In the course of the night and during the following day, more than 10.000 refugees crossed the Austrian border. Austria and Germany had agreed on allowing their entry, and many more people followed.[1]

Hungary was the first Schengen country that migrants on the West Balkan Route would reach, after Greece’s de facto withdrawal from the Dublin system in 2011. Formally responsible for the implementation of the asylum procedures, until August Orbán’s government tried limiting the number of migrants with deterrence strategies. Migrants were systematically apprehended by the police after crossing the border, and then detained in registration camps in inhuman conditions.[2] This policy of deterrence might still have been a realistic strategy in June with a few hundred migrants entering the country per day, but when the numbers increased to more than 1000 per day in July and more than 3000 per day in August, there was simply no more space in the camps. Similar to the longstanding practice in Italy, migrants were released after a few days and could continue their struggle to Budapest.
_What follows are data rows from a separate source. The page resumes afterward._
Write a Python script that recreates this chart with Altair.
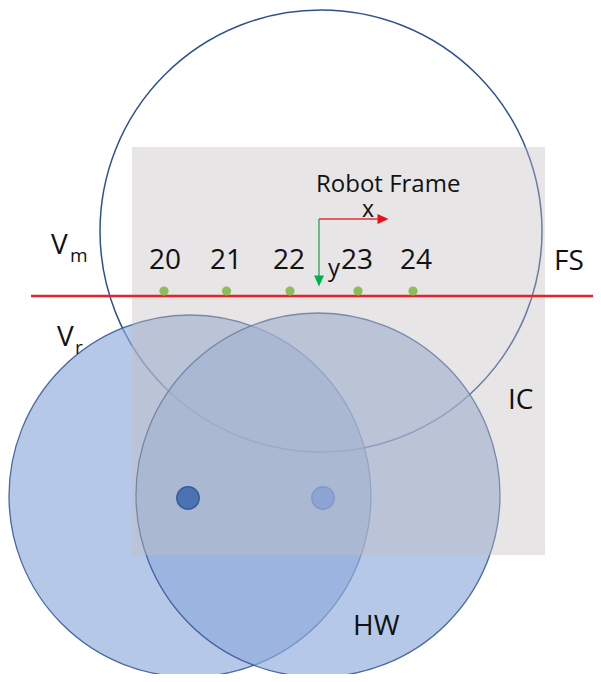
import altair as alt
import pandas as pd

# ---- data (diagram coordinates, pixels of the original figure) ----
ring_name = ["Vm"]
ring_cx = [321]
ring_cy = [234]
ring_r = [221]

disc_name = ["Vr", "HW"]
disc_cx = [190, 318]
disc_cy = [499, 498]
disc_r = [181, 182]

hub_x = [188, 323]
hub_y = [501, 501]
hub_fill = ["#4a72b4", "#8ea4d3"]
hub_stroke = ["#3a5c98", "#8399c9"]

zone_x = [132]
zone_x2 = [545]
zone_y = [150]
zone_y2 = [558]

line_x = [31]
line_x2 = [601]
line_y = [299]

wp_label = ["20", "21", "22", "23", "24"]
wp_x = [164, 226.5, 290, 358, 413]
wp_y = [294, 294, 294, 294, 294]
wp_label_x = [165, 226, 289, 357, 416]
wp_label_y = [272, 272, 272, 272, 272]

frame_ox = [319]
frame_oy = [222]
frame_xend = [378]
frame_yend = [280]

txt_left = ["Robot Frame", "V", "m", "V", "r", "FS", "IC", "HW"]
txt_left_x = [316, 51, 70, 57, 75, 554, 508, 353]
txt_left_y = [195, 257, 265, 349, 357, 273, 412, 638]
txt_left_fs = [24, 28, 19, 28, 19, 28, 28, 28]

txt_c = ["x", "y"]
txt_c_x = [368, 334]
txt_c_y = [220, 279]
txt_c_fs = [23, 24]

# ---- scales: 1 unit = 1 px; chart sits inside the 8px page margin ----
CW, CH = 585, 666
X0, Y0 = 8, 11
xs = alt.Scale(domain=[X0, X0 + CW], nice=False, zero=False)
ys = alt.Scale(domain=[Y0, Y0 + CH], nice=False, zero=False, reverse=True)
FONT = "Open Sans"

def X(f):
    return alt.X(f, type="quantitative", scale=xs, axis=None)

def Y(f):
    return alt.Y(f, type="quantitative", scale=ys, axis=None)

ring = pd.DataFrame({"n": ring_name, "cx": ring_cx, "cy": ring_cy, "r": ring_r})
ring["s"] = (2 * ring["r"]) ** 2
l_ring = alt.Chart(ring).mark_point(shape="circle", filled=False, color="#2f528f",
                                    strokeWidth=1.5, opacity=1).encode(
    x=X("cx"), y=Y("cy"), size=alt.Size("s:Q", scale=None, legend=None))

disc = pd.DataFrame({"n": disc_name, "cx": disc_cx, "cy": disc_cy, "r": disc_r})
disc["s"] = (2 * disc["r"]) ** 2
l_disc = alt.Chart(disc).mark_point(shape="circle", filled=True, fill="#8faadc",
                                    fillOpacity=0.65, stroke="#2f528f",
                                    strokeWidth=1.3, strokeOpacity=0.85).encode(
    x=X("cx"), y=Y("cy"), size=alt.Size("s:Q", scale=None, legend=None))

zone = pd.DataFrame({"x": zone_x, "x2": zone_x2, "y": zone_y, "y2": zone_y2})
l_zone = alt.Chart(zone).mark_rect(color="#c3bebe", opacity=0.4).encode(
    x=X("x"), x2="x2", y=Y("y"), y2="y2")

hub = pd.DataFrame({"x": hub_x, "y": hub_y, "f": hub_fill, "s": hub_stroke})
l_hub = alt.Chart(hub).mark_point(shape="circle", filled=True, size=500,
                                  opacity=1, strokeWidth=1.5).encode(
    x=X("x"), y=Y("y"),
    fill=alt.Fill("f:N", scale=None, legend=None),
    stroke=alt.Stroke("s:N", scale=None, legend=None))

line = pd.DataFrame({"x": line_x, "x2": line_x2, "y": line_y})
l_line = alt.Chart(line).mark_rule(color="#e3242b", strokeWidth=2.5).encode(
    x=X("x"), x2="x2", y=Y("y"))

wp = pd.DataFrame({"t": wp_label, "x": wp_x, "y": wp_y, "lx": wp_label_x, "ly": wp_label_y})
l_wp = alt.Chart(wp).mark_point(shape="circle", filled=True, size=85, color="#8dbd5b",
                                opacity=1).encode(x=X("x"), y=Y("y"))
l_wpt = alt.Chart(wp).mark_text(font=FONT, fontSize=28, align="center",
                                baseline="alphabetic", color="#111111").encode(
    x=X("lx"), y=Y("ly"), text="t:N")

fr = pd.DataFrame({"ox": frame_ox, "oy": frame_oy, "xe": frame_xend, "ye": frame_yend})
l_xax = alt.Chart(fr).mark_rule(color="#e0303a", strokeWidth=1.3).encode(
    x=X("ox"), x2="xe", y=Y("oy"))
l_yax = alt.Chart(fr).mark_rule(color="#22a650", strokeWidth=1.3).encode(
    x=X("ox"), y=Y("oy"), y2="ye")
l_xhead = alt.Chart(fr).mark_point(shape="M-1,-0.9L1,0L-1,0.9Z", filled=True,
                                   size=121, color="#e8111b", opacity=1).encode(
    x=X("xe"), y=Y("oy"), xOffset=alt.value(5))
l_yhead = alt.Chart(fr).mark_point(shape="M-0.9,-1L0.9,-1L0,1Z", filled=True,
                                   size=121, color="#00b050", opacity=1).encode(
    x=X("ox"), y=Y("ye"), yOffset=alt.value(4))

tl = pd.DataFrame({"t": txt_left, "x": txt_left_x, "y": txt_left_y, "fs": txt_left_fs})
l_tl = alt.Chart(tl).mark_text(font=FONT, align="left", baseline="alphabetic",
                               color="#111111").encode(
    x=X("x"), y=Y("y"), text="t:N", size=alt.Size("fs:Q", scale=None, legend=None))

tc = pd.DataFrame({"t": txt_c, "x": txt_c_x, "y": txt_c_y, "fs": txt_c_fs})
l_tc = alt.Chart(tc).mark_text(font=FONT, align="center", baseline="alphabetic",
                               color="#111111").encode(
    x=X("x"), y=Y("y"), text="t:N", size=alt.Size("fs:Q", scale=None, legend=None))

chart = alt.layer(
    l_ring, l_disc, l_zone, l_hub, l_line, l_wp, l_wpt,
    l_xax, l_yax, l_xhead, l_yhead, l_tl, l_tc
).properties(
    width=CW, height=CH, padding=0,
    autosize=alt.AutoSizeParams(type="none"),
    background="white"
).configure_view(stroke=None)

chart.save("out.html", embed_options={"renderer": "svg", "actions": False})
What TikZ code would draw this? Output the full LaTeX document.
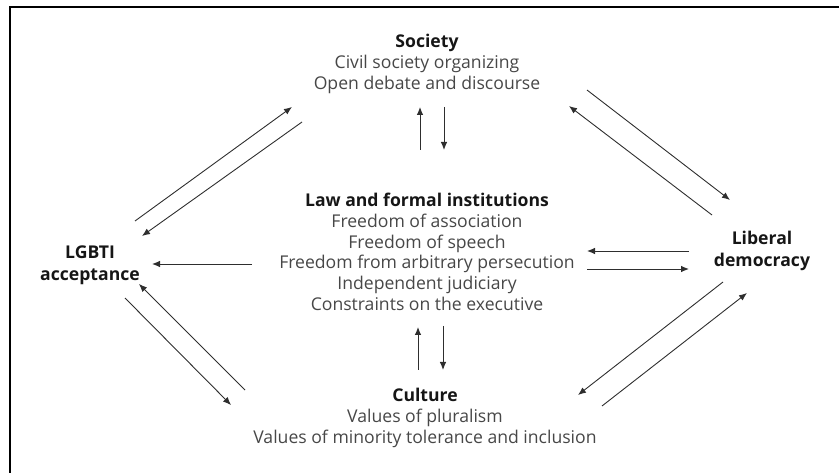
\documentclass[tikz,border=0pt]{standalone}
\usepackage{fontspec}
\setmainfont{Open Sans}
\usepackage{tikz}
\usetikzlibrary{arrows.meta}
\usepackage{xcolor}
\definecolor{bodytext}{HTML}{474747}
\definecolor{headtext}{HTML}{161616}
\definecolor{arrowgray}{HTML}{2E2E2E}

\begin{document}
\begin{tikzpicture}[
    x=1pt, y=-1pt,
    >={Latex[length=8pt,width=6.5pt]},
    block/.style={align=center, inner sep=0pt, text=bodytext,
        font=\fontsize{17.6}{20.7}\selectfont},
    head/.style={align=center, inner sep=0pt, text=headtext,
        font=\fontsize{17.6}{22}\selectfont\bfseries},
    link/.style={->, draw=arrowgray, line width=0.9pt}
]
\useasboundingbox (0,0) rectangle (839,473);

% frame
\draw[line width=2.2pt] (10,473) -- (10,7) -- (839,7);

\node[block] (society) at (427,64) {\textbf{\color{headtext}Society}\\Civil society organizing\\Open debate and discourse};
\node[block] (law) at (427,252) {\textbf{\color{headtext}Law and formal institutions}\\Freedom of association\\Freedom of speech\\Freedom from arbitrary persecution\\Independent judiciary\\Constraints on the executive};
\node[block] (culture) at (425,418) {\textbf{\color{headtext}Culture}\\Values of pluralism\\Values of minority tolerance and inclusion};
\node[head] (lgbti) at (90,265) {LGBTI\\acceptance};
\node[head] (liberal) at (762,251) {Liberal\\democracy};

% arrow ends
\coordinate (sl-a) at (420,150);
\coordinate (sl-b) at (420,107);
\coordinate (sl-c) at (444,107);
\coordinate (sl-d) at (444,150);
\coordinate (lc-a) at (418,370);
\coordinate (lc-b) at (418,327);
\coordinate (lc-c) at (443,326);
\coordinate (lc-d) at (443,370);
\coordinate (ll-a) at (252,264);
\coordinate (ll-b) at (152,264);
\coordinate (dl-a) at (689,251);
\coordinate (dl-b) at (587,251);
\coordinate (dl-c) at (587,269);
\coordinate (dl-d) at (689,269);
\coordinate (as-a) at (135,221);
\coordinate (as-b) at (292,107);
\coordinate (as-c) at (302,122);
\coordinate (as-d) at (142,236);
\coordinate (sd-a) at (587,90);
\coordinate (sd-b) at (730,200);
\coordinate (sd-c) at (712,215);
\coordinate (sd-d) at (569,106);
\coordinate (ac-a) at (245,390);
\coordinate (ac-b) at (139,284);
\coordinate (ac-c) at (125,298);
\coordinate (ac-d) at (231,405);
\coordinate (dc-a) at (723,282);
\coordinate (dc-b) at (578,395);
\coordinate (dc-c) at (602,406);
\coordinate (dc-d) at (747,293);

\draw[link] (sl-a) -- (sl-b);
\draw[link] (sl-c) -- (sl-d);
\draw[link] (lc-a) -- (lc-b);
\draw[link] (lc-c) -- (lc-d);
\draw[link] (ll-a) -- (ll-b);
\draw[link] (dl-a) -- (dl-b);
\draw[link] (dl-c) -- (dl-d);
\draw[link] (as-a) -- (as-b);
\draw[link] (as-c) -- (as-d);
\draw[link] (sd-a) -- (sd-b);
\draw[link] (sd-c) -- (sd-d);
\draw[link] (ac-a) -- (ac-b);
\draw[link] (ac-c) -- (ac-d);
\draw[link] (dc-a) -- (dc-b);
\draw[link] (dc-c) -- (dc-d);

\end{tikzpicture}
\end{document}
The two major train stations in Budapest, Keleti and Nyugati, became increasingly important hubs of the migration movement – a market for the onward journey by car or truck to Austria and on to Passau. Passau was, as described by the Guardian, „a laboratory of refugee policy“ and „Germany’s Lampedusa“:

As dawn breaks, ghost-like figures with sunken heads laden with babies, bundles of food and clothing can be seen trudging slowly along the autobahn. Alongside the usual tips on tailbacks and delays, traffic bulletins on the local radio alert drivers to ‚pedestrians who have been spotted on the A3 between the Austrian border and south Passau‘.

The scenario is not a one-off, but has become a familiar sight for the residents of the southern German town of Passau, as people traffickers drop off a daily average of 700 refugees – mostly Syrians, Afghans and Iraqis. As soon as the smugglers’ vehicles have crossed the border between Austria and Germany, they abandon the refugees in woods, fields, secluded farms, and even on the hard shoulder of the motorway.[3]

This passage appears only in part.